Saturday, January 19, 2008

Druk, druk, druk

The Dutch Word of the Day often seems remarkably apt: it produced "Piekeren" (to worry, to brood, to ponder) on the days that we were having a management offsite to ponder company strategy, and, true to form, it suggested learning to use "Druk" (busy, crowded) during this week.

The busy-ness was caused by the arrival of our corporate VP-Research and a senior product planner from the US. Normally, these visits by executive management are boardroom sessions, all imagesuits, ties, PowerPoints and seriousness. They are formatted, rehearsed, and choreographed to within a minute of every hour, with clear objective statements up front and polite "Thank you" graphics at the end. Thus, the days leading up to the visit involve planning, preparation, and still more meetings.

In contrast, this visit turned out to be two days of genuine fun. The VP-Research is a refreshing (and sometimes frustrating) iconoclast: he refused to ride business class on the plane, and took the trains out from Schiphol to Arnhem (despite a shoulder with a torn rotator cuff, awaiting surgery next month).

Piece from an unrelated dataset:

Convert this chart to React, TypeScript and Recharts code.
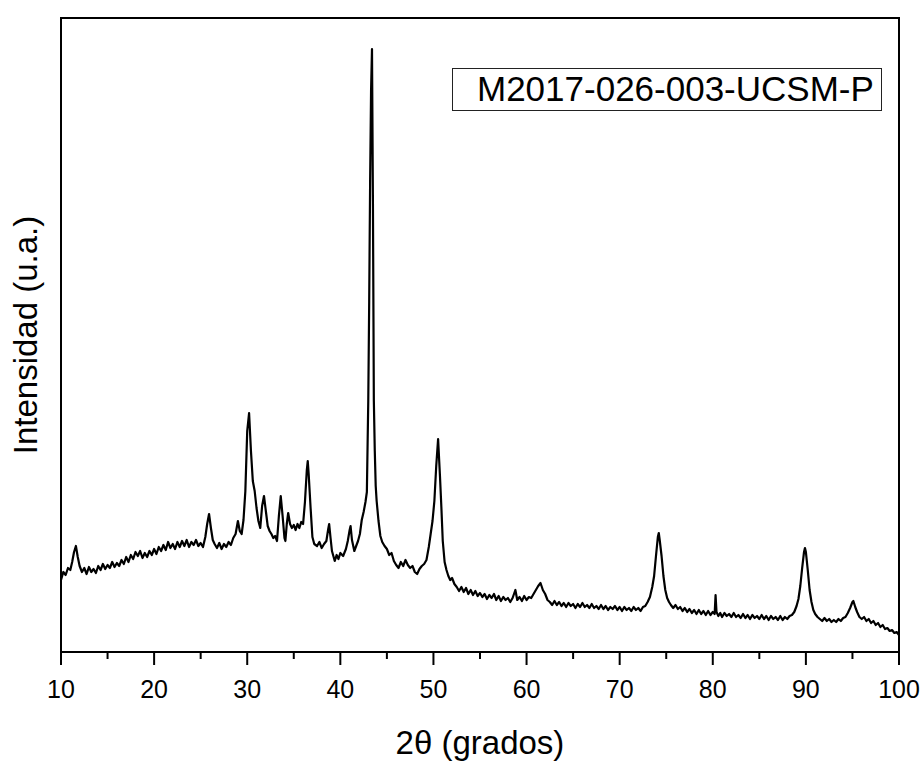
import React from "react";
import {
  LineChart,
  Line,
  XAxis,
  YAxis,
  ReferenceArea,
  Legend,
  Label,
} from "recharts";

// 2θ (deg), intensity (a.u.)
const lowAngle: [number, number][] = [
  [10.0, 72], [10.25, 80], [10.5, 77], [10.75, 84], [11.0, 82], [11.2, 90],
  [11.4, 100], [11.6, 106], [11.8, 95], [12.0, 86], [12.25, 80], [12.5, 84],
  [12.75, 78], [13.0, 85], [13.25, 80], [13.5, 83], [13.75, 79], [14.0, 86],
  [14.25, 82], [14.5, 88], [14.75, 83], [15.0, 87], [15.25, 84], [15.5, 90],
  [15.75, 85], [16.0, 89], [16.25, 86], [16.5, 92], [16.75, 88], [17.0, 95],
  [17.25, 90], [17.5, 97], [17.75, 93], [18.0, 100], [18.25, 96], [18.5, 101],
  [18.75, 94], [19.0, 99], [19.25, 95], [19.5, 101], [19.75, 97], [20.0, 103],
  [20.25, 98], [20.5, 105], [20.75, 101], [21.0, 107], [21.25, 102], [21.5, 110],
  [21.75, 104], [22.0, 108], [22.25, 103], [22.5, 110], [22.75, 105], [23.0, 111],
  [23.25, 106], [23.5, 112], [23.75, 105], [24.0, 110], [24.25, 107], [24.5, 112],
  [24.75, 106], [25.0, 109], [25.25, 105], [25.5, 115], [25.7, 128], [25.9, 138],
  [26.1, 124], [26.3, 112], [26.5, 108], [26.75, 104], [27.0, 109], [27.25, 103],
  [27.5, 108], [27.75, 105], [28.0, 110], [28.25, 107], [28.5, 114], [28.75, 118],
  [29.0, 131], [29.2, 121], [29.4, 118],
];

const peakCluster: [number, number][] = [
  [29.6, 132], [29.8, 161], [30.0, 221], [30.2, 239], [30.4, 201], [30.6, 171],
  [30.8, 161], [31.0, 144], [31.2, 131], [31.4, 124], [31.6, 146], [31.8, 156],
  [32.0, 141], [32.2, 126], [32.4, 121], [32.6, 118], [32.8, 114], [33.0, 116],
  [33.2, 111], [33.4, 136], [33.6, 156], [33.8, 136], [34.0, 114], [34.1, 111],
  [34.25, 128], [34.4, 139], [34.6, 128], [34.8, 124], [35.0, 127], [35.2, 122],
  [35.4, 128], [35.6, 124], [35.8, 130], [36.0, 128], [36.2, 150], [36.4, 182],
  [36.5, 191], [36.6, 178], [36.8, 145], [37.0, 115], [37.2, 108], [37.5, 106],
  [37.75, 110], [38.0, 104], [38.25, 108], [38.5, 111], [38.7, 123], [38.8, 128],
  [38.95, 114], [39.1, 101], [39.4, 91], [39.6, 97], [39.8, 93], [40.0, 99],
  [40.3, 96], [40.6, 103], [40.8, 111], [41.0, 122], [41.1, 126], [41.25, 112],
  [41.5, 101], [41.7, 106], [41.9, 111], [42.1, 118], [42.3, 132], [42.5, 140],
  [42.7, 150], [42.85, 160],
];

const mainPeaks: [number, number][] = [
  [43.0, 251], [43.1, 351], [43.2, 471], [43.3, 561], [43.4, 603], [43.5, 451],
  [43.6, 251], [43.7, 201], [43.8, 166], [43.9, 151], [44.1, 131], [44.3, 116],
  [44.5, 110], [44.75, 106], [45.0, 103], [45.25, 97], [45.5, 99], [45.75, 91],
  [46.0, 87], [46.25, 84], [46.5, 90], [46.75, 86], [47.0, 92], [47.25, 87],
  [47.5, 84], [47.75, 86], [48.0, 80], [48.25, 78], [48.5, 83], [48.75, 86],
  [49.0, 88], [49.25, 92], [49.5, 105], [49.7, 118], [49.9, 131], [50.1, 151],
  [50.3, 186], [50.5, 213], [50.7, 176], [50.85, 145], [51.0, 111], [51.2, 90],
  [51.4, 82], [51.6, 76], [51.8, 72],
];

const midAngle: [number, number][] = [
  [52.0, 74], [52.25, 68], [52.5, 65], [52.75, 61], [53.0, 65], [53.25, 60],
  [53.5, 64], [53.75, 58], [54.0, 62], [54.25, 57], [54.5, 61], [54.75, 56],
  [55.0, 59], [55.25, 55], [55.5, 58], [55.75, 53], [56.0, 57], [56.25, 54],
  [56.5, 58], [56.75, 52], [57.0, 56], [57.25, 51], [57.5, 55], [57.75, 52],
  [58.0, 54], [58.25, 50], [58.5, 54], [58.8, 62], [59.0, 52], [59.25, 55],
  [59.5, 51], [59.75, 56], [60.0, 52], [60.25, 55], [60.5, 54], [60.75, 58],
  [61.0, 62], [61.25, 66], [61.5, 69], [61.75, 62], [62.0, 58], [62.25, 52],
  [62.5, 50], [62.75, 47], [63.0, 51], [63.25, 47], [63.5, 50], [63.75, 46],
  [64.0, 49], [64.25, 45], [64.5, 49], [64.75, 46], [65.0, 48], [65.25, 44],
  [65.5, 48], [65.75, 45], [66.0, 49], [66.25, 45], [66.5, 47], [66.75, 44],
  [67.0, 48], [67.25, 44], [67.5, 46], [67.75, 43], [68.0, 47], [68.25, 43],
  [68.5, 46], [68.75, 42], [69.0, 45], [69.25, 43], [69.5, 46], [69.75, 42],
  [70.0, 45], [70.25, 41], [70.5, 45], [70.75, 42], [71.0, 44], [71.25, 41],
  [71.5, 45], [71.75, 42], [72.0, 44], [72.25, 41], [72.5, 45], [72.75, 46],
];

const highAngle: [number, number][] = [
  [73.0, 50], [73.25, 55], [73.5, 65], [73.7, 76], [73.9, 96], [74.1, 115],
  [74.2, 119], [74.3, 112], [74.5, 96], [74.7, 76], [74.9, 62], [75.1, 54],
  [75.3, 50], [75.5, 47], [75.75, 44], [76.0, 47], [76.25, 43], [76.5, 45],
  [76.75, 41], [77.0, 44], [77.25, 40], [77.5, 43], [77.75, 39], [78.0, 42],
  [78.25, 38], [78.5, 42], [78.75, 38], [79.0, 41], [79.25, 37], [79.5, 41],
  [79.75, 37], [80.0, 40], [80.2, 38], [80.3, 57], [80.4, 40], [80.6, 36],
  [80.8, 39], [81.0, 35], [81.25, 39], [81.5, 36], [81.75, 38], [82.0, 35],
  [82.25, 39], [82.5, 35], [82.75, 37], [83.0, 34], [83.25, 38], [83.5, 34],
  [83.75, 37], [84.0, 33], [84.25, 37], [84.5, 34], [84.75, 36], [85.0, 33],
  [85.25, 37], [85.5, 33], [85.75, 36], [86.0, 32], [86.25, 36], [86.5, 33],
  [86.75, 35], [87.0, 32], [87.25, 36], [87.5, 32], [87.75, 35], [88.0, 33],
  [88.25, 36], [88.5, 37], [88.75, 40], [89.0, 46], [89.2, 53], [89.4, 66],
  [89.6, 84], [89.8, 100], [89.9, 104], [90.0, 100], [90.2, 82], [90.4, 62],
  [90.6, 50], [90.8, 42], [91.0, 38], [91.25, 35], [91.5, 33], [91.75, 31],
  [92.0, 34], [92.25, 31], [92.5, 33], [92.75, 30], [93.0, 32], [93.25, 30],
  [93.5, 33], [93.75, 31], [94.0, 34], [94.25, 35], [94.5, 39], [94.75, 44],
  [95.0, 50], [95.1, 51], [95.3, 45], [95.5, 40], [95.75, 35], [96.0, 33],
  [96.25, 35], [96.5, 31], [96.75, 33], [97.0, 29], [97.25, 31], [97.5, 27],
  [97.75, 29], [98.0, 25], [98.25, 27], [98.5, 23], [98.75, 24], [99.0, 21],
  [99.25, 22], [99.5, 19], [99.75, 20], [100.0, 17],
];

const angleTicks = [10, 15, 20, 25, 30, 35, 40, 45, 50, 55, 60, 65, 70, 75, 80, 85, 90, 95, 100];
const sampleName = "M2017-026-003-UCSM-P";

const scan = [...lowAngle, ...peakCluster, ...mainPeaks, ...midAngle, ...highAngle].map(
  ([angle, counts]) => ({ angle, counts })
);

const FONT = '"Liberation Sans", Arial, sans-serif';

function AngleTick(props: any) {
  const { x, y, payload } = props;
  const major = payload.value % 10 === 0;
  return (
    <g>
      <line x1={x} y1={y} x2={x} y2={y + (major ? 13 : 7)} stroke="#000" strokeWidth={2} />
      {major && (
        <text x={x} y={y + 46} textAnchor="middle" fontSize={25} fontFamily={FONT} fill="#000">
          {payload.value}
        </text>
      )}
    </g>
  );
}

function SampleLegend() {
  return (
    <div
      style={{
        boxSizing: "border-box",
        width: 430,
        height: 43,
        border: "1.5px solid #222",
        background: "#fff",
        fontFamily: FONT,
        fontSize: 35,
        lineHeight: "40px",
        paddingLeft: 24,
        color: "#000",
        whiteSpace: "nowrap",
      }}
    >
      {sampleName}
    </div>
  );
}

export default function App() {
  return (
    <div style={{ width: 923, height: 762, background: "#fff" }}>
      <style>{"body{margin:0}"}</style>
      <LineChart
        width={923}
        height={762}
        data={scan}
        margin={{ top: 18, right: 24, left: 0, bottom: 0 }}
      >
        <XAxis
          dataKey="angle"
          type="number"
          domain={[10, 100]}
          ticks={angleTicks}
          interval={0}
          height={110}
          axisLine={false}
          tickLine={false}
          tickSize={0}
          tickMargin={0}
          tick={<AngleTick />}
          allowDataOverflow
        >
          <Label
            value="2θ (grados)"
            position="insideBottom"
            offset={8}
            fontSize={33}
            fontFamily={FONT}
            fill="#000"
          />
        </XAxis>
        <YAxis
          type="number"
          domain={[0, 634]}
          width={61}
          tick={false}
          axisLine={false}
          tickLine={false}
        >
          <Label
            content={() => (
              <text
                x={37}
                y={335}
                transform="rotate(-90 37 335)"
                textAnchor="middle"
                fontSize={33}
                fontFamily={FONT}
                fill="#000"
              >
                Intensidad (u.a.)
              </text>
            )}
          />
        </YAxis>
        <ReferenceArea
          x1={10}
          x2={100}
          y1={0}
          y2={634}
          fill="none"
          fillOpacity={0}
          stroke="#000"
          strokeWidth={2}
          ifOverflow="visible"
        />
        <Legend
          layout="horizontal"
          verticalAlign="middle"
          align="center"
          content={() => <SampleLegend />}
          wrapperStyle={{ left: 452, top: 68, width: 430, height: 43 }}
        />
        <Line
          type="linear"
          dataKey="counts"
          stroke="#000"
          strokeWidth={2.2}
          strokeLinejoin="round"
          dot={false}
          isAnimationActive={false}
        />
      </LineChart>
    </div>
  );
}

He hates being confronted with management presentations; he'd rather have the scientists serve up some data and spend an hour sifting his fingers through it to see what looks new or interesting. He hopped up on stage to argue that we need to give patients, not just doctors, a reason to want our implants, then suggested putting MP3 player, keyless automobile ignition, electronic point-of-sale payment, and imagesubway pass capability into it.

All of this, or course, delights the technical folks and drives the product planners and executive staff nuts. So much the better. So, it was a fun agenda to plan: brainstorming sessions with the development teams, a presentation to challenge the thinking of the design groups, a working hour with each of the research scientists with experiments planned or data to show. I warned everyone to come prepared and to engage in some direct "give and take" (not that the Dutch need much encouragement): in the end, everyone had fun and it put some fresh air into the rooms.

I was listening to a radio essay yesterday that reflected on how every mythology includes a trickster: someone who breaks the rules and challenges the traditions. I don't want the job, myself, but I happily acknowledge the value that they bring.

"The cure for boredom is curiosity. There is no cure for curiosity."

- Dorothy Parker

"If we knew what we were doing it wouldn't be research."

- Albert Einstein

"By seeking and blundering we learn."